To enable B2B businesses to make a purchase decision, every stakeholder within the buying unit must be on board. To accomplish this, marketing and sales must align under one common goal to accelerate deals within buying units to create more opportunities — and potential revenue.
During this year’s B2B Marketing Exchange, Terry Flaherty will present a session titled Life Beyond The Lead, where he will share a roadmap for B2B organizations to make the internal transformation to target and engage buying units within target accounts. Flaherty will also discuss a roadmap for aligning marketing and sales on one goal and position one another to automate their processes.
Flaherty is the Senior Research Director for Demand Creation Strategies at SiriusDecisions, the research firm behind the well-known Demand Unit Waterfall that was unveiled close to a year ago.
Read on to learn a bit more about Flaherty’s session.
Demand Gen Report: What new realities are B2B marketers facing, and how have you noticed it impact your vertical in particular?

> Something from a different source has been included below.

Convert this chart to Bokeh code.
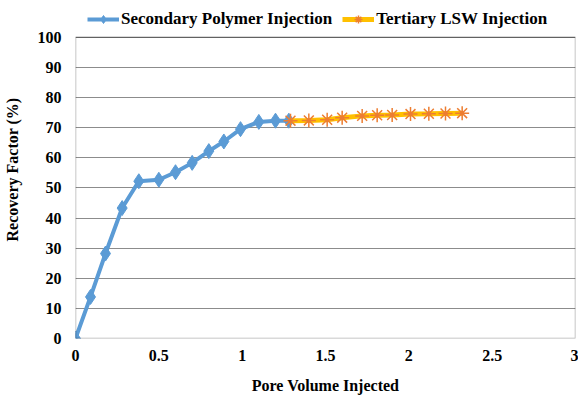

Terry Flaherty: There’s been a huge amount of interest in ABM, obviously, and it does represent something relatively new and significant from a perspective of helping align sales and marketing on the same outcome. What we’ve seen in the past is that marketing success is often measured in its ability to generate leads that are individuals. With sales, they’re trying to close deals. They know that they must generate opportunities to close deals, and they also recognize that those opportunities involve different people in the buying group. That whole difference between marketing thinking about individuals, and sales thinking about opportunities that are in buying groups means that there are sometimes issues or vagueness on how they make a connection.
The earlier organizations can surface the concept that they’re not really aiming at an individual, but multiple individuals with context — the context of the buying group — the sooner you can start addressing questions such as what needs they have and what solutions best help them. So, when we can calibrate market and sales both thinking about potential opportunities converting into real opportunities, it starts to transform the process a lot.

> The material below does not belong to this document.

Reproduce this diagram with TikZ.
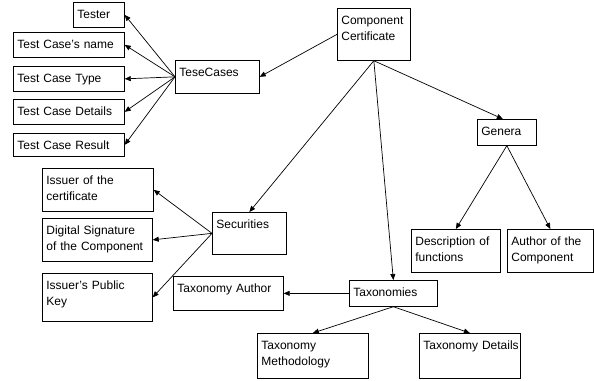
\documentclass[tikz,border=0pt]{standalone}
\usepackage{fontspec}
\setmainfont{Liberation Sans}
\usepackage{tikz}
\usetikzlibrary{arrows.meta}

\begin{document}
\begin{tikzpicture}[
  x=1pt, y=-1pt,
  box/.style 2 args={rectangle,draw,anchor=north west,align=left,line width=0.7pt,
              font=\fontsize{12}{15.5}\selectfont,inner xsep=4pt,inner ysep=3pt,
              text width=#1pt-8pt,text height=13.5pt,text depth=#2pt-19.5pt},
  arrow/.style={-{Triangle[length=6pt,width=5pt]},line width=0.7pt}
]
  \useasboundingbox (0,0) rectangle (594,380);

  % top level
  \node[box={73}{52}]  (cert)    at (337,8)   {Component\\Certificate};
  \node[box={84}{33}]  (cases)   at (175,60)  {TeseCases};
  \node[box={74}{42}]  (secur)   at (212,212) {Securities};
  \node[box={88}{26}]  (taxes)   at (349,280) {Taxonomies};
  \node[box={59}{26}]  (genera)  at (477,119) {Genera};

  % test cases
  \node[box={51}{25}]  (tester)  at (73,2)    {Tester};
  \node[box={111}{25}] (tcname)  at (13,32)   {Test Case's name};
  \node[box={111}{25}] (tctype)  at (13,66)   {Test Case Type};
  \node[box={111}{25}] (tcdet)   at (13,99)   {Test Case Details};
  \node[box={111}{23}] (tcres)   at (13,133)  {Test Case Result};

  % securities
  \node[box={111}{43}] (isscert) at (42,168)  {Issuer of the\\certificate};
  \node[box={110}{43}] (digsig)  at (42,218)  {Digital Signature\\of the Component};
  \node[box={110}{48}] (pubkey)  at (42,273)  {Issuer's Public\\Key};

  % taxonomies
  \node[box={110}{34}] (taxauth) at (173,276) {\mbox{Taxonomy Author}};
  \node[box={111}{45}] (taxmeth) at (257,333) {Taxonomy\\Methodology};
  \node[box={101}{45}] (taxdet)  at (419,333) {\mbox{Taxonomy Details}};

  % genera
  \node[box={89}{43}]  (descfn)  at (411,229) {Description of\\functions};
  \node[box={86}{43}]  (authcmp) at (507,229) {Author of the\\Component};

  \draw[arrow] (cert.west)  -- (cases.east);
  \draw[arrow] (cert.south) -- (secur.north);
  \draw[arrow] (cert.south) -- (taxes.north);
  \draw[arrow] (cert.south) -- ([xshift=-4pt]genera.north);

  \draw[arrow] (cases.west) -- (tester.east);
  \draw[arrow] (cases.west) -- (tcname.east);
  \draw[arrow] (cases.west) -- (tctype.east);
  \draw[arrow] (cases.west) -- (tcdet.east);
  \draw[arrow] (cases.west) -- (tcres.east);

  \draw[arrow] (secur.west) -- (isscert.east);
  \draw[arrow] (secur.west) -- (digsig.east);
  \draw[arrow] (secur.west) -- (pubkey.east);

  \draw[arrow] (taxes.west)  -- (taxauth.east);
  \draw[arrow] (taxes.south) -- (taxmeth.north);
  \draw[arrow] (taxes.south) -- (taxdet.north);

  \draw[arrow] (genera.south) -- (descfn.north);
  \draw[arrow] (genera.south) -- (authcmp.north);
\end{tikzpicture}
\end{document}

DGR: How does your session topic impact the above realities, and what advice would you give marketers who are just beginning to learn more about it?
Flaherty: What’s been interesting over the last eight or nine months as we’ve talked to clients that are really focused on an ABM strategy is seeing how our Demand Unit Waterfall helps put some structure around how B2B companies link individuals into that buying group and associate it with the opportunities, business needs and solutions for them.
The session will provide a pretty clear crawl/walk/run strategy to make this transformation and introduce the concept to the organization. What are some of the process changes we can make even before we go in 100% automated? What are some of the process changes we can make? How do we start to modify what we’re doing and think about buying groups as opposed to individuals? Then how do I automate it?
DGR: What real actionable takeaways can attendees expect from your session at B2BMX?
Flaherty: During the session, we’re going to show a crawl/walk/run roadmap, if you will. If you’re starting today where your organization is purely focused on individuals from a marketing perspective, we’ll cover how to move towards having fully automated demand units that populate and get informed all the way through the process. I think that’s going to be an extremely valuable thing because a lot of organizations just can’t automatically go in today and say, “Hey, I’m going to completely transform the business and move immediately from individuals to buying groups.” They need a roadmap, and we give them a roadmap to say, “Here’s how to get started. Here’s how to start to change some of the cultural views, some low-risk things you can do to start to evolve your processes and get the culture and the process and the systems in place to, ultimately, wind up with a fully automated, scalable, repeatable process.”